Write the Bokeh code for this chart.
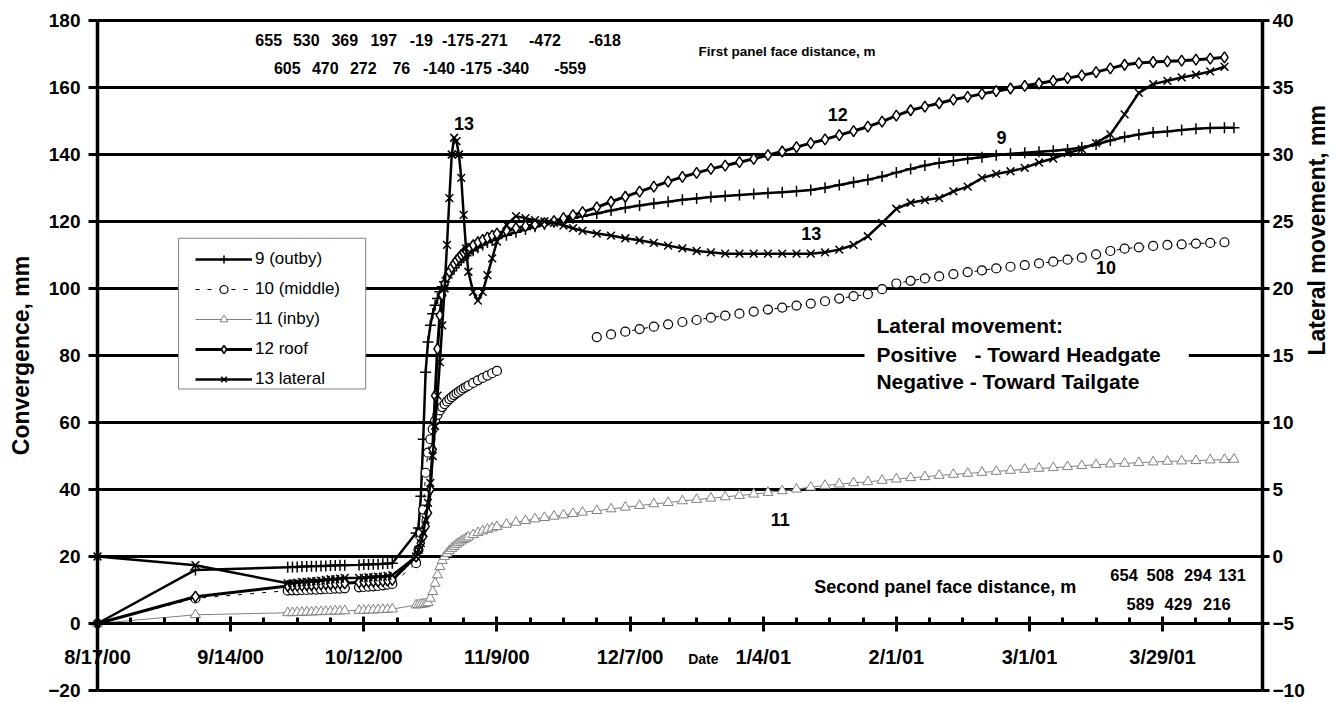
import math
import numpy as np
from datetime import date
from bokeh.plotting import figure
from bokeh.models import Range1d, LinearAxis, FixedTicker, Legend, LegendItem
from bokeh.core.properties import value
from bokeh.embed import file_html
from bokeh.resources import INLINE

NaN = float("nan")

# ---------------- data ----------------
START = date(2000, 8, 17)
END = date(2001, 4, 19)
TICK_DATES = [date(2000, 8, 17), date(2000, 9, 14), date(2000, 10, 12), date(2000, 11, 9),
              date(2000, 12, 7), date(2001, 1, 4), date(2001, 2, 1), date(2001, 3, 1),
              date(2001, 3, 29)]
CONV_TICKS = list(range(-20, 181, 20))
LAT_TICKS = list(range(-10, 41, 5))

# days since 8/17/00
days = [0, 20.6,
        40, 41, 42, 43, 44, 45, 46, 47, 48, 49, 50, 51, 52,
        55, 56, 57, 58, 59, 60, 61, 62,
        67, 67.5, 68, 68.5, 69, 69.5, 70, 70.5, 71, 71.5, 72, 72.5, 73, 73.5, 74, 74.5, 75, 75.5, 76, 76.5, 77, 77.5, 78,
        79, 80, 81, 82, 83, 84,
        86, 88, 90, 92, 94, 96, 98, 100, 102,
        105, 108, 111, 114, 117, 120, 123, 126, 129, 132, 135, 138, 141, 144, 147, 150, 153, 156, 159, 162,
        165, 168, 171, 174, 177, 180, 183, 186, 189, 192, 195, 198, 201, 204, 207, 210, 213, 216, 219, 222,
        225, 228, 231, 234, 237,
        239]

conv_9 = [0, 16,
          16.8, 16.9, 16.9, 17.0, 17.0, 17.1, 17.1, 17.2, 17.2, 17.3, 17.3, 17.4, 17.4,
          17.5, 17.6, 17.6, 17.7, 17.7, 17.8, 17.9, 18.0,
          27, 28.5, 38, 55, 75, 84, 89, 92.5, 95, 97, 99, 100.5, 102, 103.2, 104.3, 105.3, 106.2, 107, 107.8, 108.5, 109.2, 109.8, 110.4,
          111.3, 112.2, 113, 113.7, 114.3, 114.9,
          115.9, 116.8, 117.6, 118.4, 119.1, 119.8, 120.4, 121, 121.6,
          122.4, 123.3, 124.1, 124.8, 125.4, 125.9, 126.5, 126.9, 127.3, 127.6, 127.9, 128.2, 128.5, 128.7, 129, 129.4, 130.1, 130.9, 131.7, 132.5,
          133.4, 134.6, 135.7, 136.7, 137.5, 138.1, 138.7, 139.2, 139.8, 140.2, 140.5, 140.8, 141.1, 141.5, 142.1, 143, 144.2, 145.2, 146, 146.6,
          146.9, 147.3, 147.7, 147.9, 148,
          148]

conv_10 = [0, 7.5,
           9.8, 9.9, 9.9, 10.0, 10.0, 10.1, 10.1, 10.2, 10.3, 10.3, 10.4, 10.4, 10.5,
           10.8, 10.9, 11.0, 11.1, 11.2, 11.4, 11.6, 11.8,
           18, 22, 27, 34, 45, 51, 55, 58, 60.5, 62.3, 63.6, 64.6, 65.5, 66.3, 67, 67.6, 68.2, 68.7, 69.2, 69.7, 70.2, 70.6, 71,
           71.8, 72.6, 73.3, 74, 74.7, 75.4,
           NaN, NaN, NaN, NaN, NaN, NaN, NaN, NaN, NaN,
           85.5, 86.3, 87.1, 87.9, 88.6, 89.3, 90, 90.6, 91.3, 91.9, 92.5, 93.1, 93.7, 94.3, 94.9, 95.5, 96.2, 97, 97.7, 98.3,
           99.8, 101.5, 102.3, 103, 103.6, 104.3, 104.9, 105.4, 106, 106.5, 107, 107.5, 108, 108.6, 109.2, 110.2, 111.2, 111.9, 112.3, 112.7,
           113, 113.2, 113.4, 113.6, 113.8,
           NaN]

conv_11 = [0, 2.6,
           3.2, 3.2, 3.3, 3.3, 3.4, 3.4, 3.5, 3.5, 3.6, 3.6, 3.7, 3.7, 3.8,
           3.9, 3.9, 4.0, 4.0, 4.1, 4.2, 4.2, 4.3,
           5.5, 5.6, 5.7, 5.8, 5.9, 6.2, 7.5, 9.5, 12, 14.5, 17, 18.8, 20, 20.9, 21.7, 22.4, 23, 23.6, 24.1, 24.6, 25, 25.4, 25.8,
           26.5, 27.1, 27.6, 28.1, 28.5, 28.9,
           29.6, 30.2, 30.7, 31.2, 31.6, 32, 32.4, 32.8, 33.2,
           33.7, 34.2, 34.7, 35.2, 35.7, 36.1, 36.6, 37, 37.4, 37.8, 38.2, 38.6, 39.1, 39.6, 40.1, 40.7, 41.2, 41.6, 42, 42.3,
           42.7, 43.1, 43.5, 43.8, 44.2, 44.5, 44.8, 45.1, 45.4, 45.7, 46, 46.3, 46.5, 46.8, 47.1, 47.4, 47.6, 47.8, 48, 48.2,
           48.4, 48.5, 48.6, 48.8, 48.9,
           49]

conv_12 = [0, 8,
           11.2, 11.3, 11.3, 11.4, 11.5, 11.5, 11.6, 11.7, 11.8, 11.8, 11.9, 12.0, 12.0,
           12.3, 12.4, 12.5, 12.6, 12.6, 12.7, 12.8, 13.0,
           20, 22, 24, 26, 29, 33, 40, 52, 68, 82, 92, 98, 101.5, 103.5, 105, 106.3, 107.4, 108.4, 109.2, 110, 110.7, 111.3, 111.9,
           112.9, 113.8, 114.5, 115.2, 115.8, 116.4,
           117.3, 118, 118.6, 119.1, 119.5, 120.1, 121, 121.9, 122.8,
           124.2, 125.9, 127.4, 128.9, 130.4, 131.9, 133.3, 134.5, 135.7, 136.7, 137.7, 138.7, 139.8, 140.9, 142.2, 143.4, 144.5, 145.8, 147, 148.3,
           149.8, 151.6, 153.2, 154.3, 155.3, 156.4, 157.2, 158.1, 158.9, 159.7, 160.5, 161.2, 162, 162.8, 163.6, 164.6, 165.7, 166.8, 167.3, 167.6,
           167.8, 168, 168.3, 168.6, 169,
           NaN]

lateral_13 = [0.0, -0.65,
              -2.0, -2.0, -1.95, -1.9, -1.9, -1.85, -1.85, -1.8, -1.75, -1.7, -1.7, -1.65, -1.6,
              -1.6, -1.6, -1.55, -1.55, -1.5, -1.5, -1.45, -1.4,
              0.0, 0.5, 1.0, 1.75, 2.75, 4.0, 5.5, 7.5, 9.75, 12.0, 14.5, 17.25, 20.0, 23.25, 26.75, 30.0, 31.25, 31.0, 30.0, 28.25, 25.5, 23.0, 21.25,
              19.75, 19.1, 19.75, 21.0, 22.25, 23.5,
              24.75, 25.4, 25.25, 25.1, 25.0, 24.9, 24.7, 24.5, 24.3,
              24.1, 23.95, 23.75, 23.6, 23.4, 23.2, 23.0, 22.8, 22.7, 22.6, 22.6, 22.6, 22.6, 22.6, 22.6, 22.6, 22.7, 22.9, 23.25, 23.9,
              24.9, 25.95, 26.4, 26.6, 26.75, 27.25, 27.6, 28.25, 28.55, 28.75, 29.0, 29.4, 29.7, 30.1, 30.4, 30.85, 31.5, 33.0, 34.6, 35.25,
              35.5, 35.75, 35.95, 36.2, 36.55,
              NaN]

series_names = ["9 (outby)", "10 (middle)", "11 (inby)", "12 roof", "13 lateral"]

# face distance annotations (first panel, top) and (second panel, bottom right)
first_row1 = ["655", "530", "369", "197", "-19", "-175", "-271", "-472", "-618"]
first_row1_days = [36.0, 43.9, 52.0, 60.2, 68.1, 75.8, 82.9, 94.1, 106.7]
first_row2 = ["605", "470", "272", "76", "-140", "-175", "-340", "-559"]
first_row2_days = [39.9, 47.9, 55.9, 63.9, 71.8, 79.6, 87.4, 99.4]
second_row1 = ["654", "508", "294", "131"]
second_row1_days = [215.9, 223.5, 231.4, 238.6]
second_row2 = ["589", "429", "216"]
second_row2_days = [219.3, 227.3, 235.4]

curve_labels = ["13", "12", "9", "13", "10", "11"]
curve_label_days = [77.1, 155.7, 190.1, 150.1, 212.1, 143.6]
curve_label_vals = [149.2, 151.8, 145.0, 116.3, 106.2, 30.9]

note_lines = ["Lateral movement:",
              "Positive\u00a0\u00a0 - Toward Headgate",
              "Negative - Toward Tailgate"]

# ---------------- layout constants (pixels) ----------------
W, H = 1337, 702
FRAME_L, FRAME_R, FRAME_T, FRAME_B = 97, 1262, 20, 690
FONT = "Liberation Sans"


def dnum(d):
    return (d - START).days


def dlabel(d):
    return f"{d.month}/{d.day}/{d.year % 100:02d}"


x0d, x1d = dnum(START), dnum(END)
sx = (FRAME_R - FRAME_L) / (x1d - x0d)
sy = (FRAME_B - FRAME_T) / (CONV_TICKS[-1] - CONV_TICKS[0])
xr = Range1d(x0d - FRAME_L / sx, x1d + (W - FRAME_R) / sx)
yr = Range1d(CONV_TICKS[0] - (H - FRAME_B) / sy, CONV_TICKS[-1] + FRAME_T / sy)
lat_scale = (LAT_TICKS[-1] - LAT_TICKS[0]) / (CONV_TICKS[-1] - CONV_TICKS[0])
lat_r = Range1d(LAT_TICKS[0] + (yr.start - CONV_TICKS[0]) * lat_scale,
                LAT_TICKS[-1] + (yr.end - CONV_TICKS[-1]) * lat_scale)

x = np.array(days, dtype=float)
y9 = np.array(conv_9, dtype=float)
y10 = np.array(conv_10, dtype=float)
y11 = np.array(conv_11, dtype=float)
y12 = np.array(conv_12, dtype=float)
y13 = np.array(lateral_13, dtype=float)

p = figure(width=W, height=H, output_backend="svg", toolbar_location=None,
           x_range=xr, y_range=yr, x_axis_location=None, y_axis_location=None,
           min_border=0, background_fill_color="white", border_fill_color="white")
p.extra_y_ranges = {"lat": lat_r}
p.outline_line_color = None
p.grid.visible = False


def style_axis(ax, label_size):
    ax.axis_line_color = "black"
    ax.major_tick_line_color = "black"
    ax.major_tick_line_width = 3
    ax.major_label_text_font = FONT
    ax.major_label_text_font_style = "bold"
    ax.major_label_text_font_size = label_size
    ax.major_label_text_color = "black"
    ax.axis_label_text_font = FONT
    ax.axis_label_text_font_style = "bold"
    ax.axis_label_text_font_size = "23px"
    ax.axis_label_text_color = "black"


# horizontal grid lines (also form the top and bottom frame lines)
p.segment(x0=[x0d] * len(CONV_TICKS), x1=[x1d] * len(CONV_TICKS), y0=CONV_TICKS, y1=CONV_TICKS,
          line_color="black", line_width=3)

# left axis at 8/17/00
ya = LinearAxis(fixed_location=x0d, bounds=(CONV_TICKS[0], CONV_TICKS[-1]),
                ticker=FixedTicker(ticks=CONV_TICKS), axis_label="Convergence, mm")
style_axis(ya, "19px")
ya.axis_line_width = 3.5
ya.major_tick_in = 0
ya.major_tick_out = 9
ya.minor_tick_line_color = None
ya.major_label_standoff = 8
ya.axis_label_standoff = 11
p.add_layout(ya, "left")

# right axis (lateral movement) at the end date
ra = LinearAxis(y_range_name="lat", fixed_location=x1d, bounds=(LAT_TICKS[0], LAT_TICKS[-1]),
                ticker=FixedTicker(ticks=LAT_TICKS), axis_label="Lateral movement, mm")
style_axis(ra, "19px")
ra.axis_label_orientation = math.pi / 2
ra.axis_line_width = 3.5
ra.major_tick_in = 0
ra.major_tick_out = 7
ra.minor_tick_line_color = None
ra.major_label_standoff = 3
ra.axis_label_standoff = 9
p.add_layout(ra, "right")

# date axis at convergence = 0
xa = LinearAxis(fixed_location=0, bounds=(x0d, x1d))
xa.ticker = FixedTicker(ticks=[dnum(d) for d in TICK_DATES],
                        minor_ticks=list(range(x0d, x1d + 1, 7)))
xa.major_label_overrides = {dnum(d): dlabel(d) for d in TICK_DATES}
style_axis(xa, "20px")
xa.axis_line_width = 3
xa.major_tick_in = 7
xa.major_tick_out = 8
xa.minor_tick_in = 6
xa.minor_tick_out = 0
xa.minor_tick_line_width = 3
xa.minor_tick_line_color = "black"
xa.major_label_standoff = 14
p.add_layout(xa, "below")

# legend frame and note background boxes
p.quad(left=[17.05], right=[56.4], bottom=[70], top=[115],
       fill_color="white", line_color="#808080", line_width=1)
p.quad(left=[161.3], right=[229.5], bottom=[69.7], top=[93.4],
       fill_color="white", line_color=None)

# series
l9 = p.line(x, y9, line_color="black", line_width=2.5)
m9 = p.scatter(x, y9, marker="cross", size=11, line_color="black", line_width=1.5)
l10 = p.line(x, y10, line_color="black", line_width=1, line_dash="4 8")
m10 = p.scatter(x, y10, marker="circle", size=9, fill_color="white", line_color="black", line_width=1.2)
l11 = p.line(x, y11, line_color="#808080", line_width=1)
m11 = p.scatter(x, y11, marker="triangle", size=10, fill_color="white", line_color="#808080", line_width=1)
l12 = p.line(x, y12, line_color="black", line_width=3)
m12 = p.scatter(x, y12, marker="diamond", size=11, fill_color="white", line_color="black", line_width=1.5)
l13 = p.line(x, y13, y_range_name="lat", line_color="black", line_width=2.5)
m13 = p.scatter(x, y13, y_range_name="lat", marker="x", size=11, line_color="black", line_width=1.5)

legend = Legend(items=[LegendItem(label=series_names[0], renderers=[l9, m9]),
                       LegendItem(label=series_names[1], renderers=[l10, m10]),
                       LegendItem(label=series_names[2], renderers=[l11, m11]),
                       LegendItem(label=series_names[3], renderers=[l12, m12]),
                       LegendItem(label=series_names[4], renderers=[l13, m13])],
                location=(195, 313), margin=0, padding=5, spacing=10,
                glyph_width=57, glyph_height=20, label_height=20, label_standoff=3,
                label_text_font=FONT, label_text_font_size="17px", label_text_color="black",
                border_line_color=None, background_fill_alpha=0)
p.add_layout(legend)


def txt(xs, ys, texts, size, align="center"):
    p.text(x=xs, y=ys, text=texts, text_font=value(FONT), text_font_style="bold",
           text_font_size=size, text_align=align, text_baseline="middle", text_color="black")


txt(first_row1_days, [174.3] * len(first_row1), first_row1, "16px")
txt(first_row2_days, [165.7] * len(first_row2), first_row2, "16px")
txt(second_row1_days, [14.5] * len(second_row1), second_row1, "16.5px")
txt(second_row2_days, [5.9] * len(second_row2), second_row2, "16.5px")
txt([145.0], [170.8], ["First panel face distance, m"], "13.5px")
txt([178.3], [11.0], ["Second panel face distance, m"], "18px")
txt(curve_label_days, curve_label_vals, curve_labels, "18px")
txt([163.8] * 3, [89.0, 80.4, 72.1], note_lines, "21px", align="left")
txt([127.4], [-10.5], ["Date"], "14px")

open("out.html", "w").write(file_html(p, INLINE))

= Exercise description =
Return, unchanged, the lines from the first line of the material through the line that holds "LAT_TICKS = list(range(-10, 41, 5))", inclusive, omitting pictures.

= Answer for this exercise =
Write the Bokeh code for this chart.
import math
import numpy as np
from datetime import date
from bokeh.plotting import figure
from bokeh.models import Range1d, LinearAxis, FixedTicker, Legend, LegendItem
from bokeh.core.properties import value
from bokeh.embed import file_html
from bokeh.resources import INLINE

NaN = float("nan")

# ---------------- data ----------------
START = date(2000, 8, 17)
END = date(2001, 4, 19)
TICK_DATES = [date(2000, 8, 17), date(2000, 9, 14), date(2000, 10, 12), date(2000, 11, 9),
              date(2000, 12, 7), date(2001, 1, 4), date(2001, 2, 1), date(2001, 3, 1),
              date(2001, 3, 29)]
CONV_TICKS = list(range(-20, 181, 20))
LAT_TICKS = list(range(-10, 41, 5))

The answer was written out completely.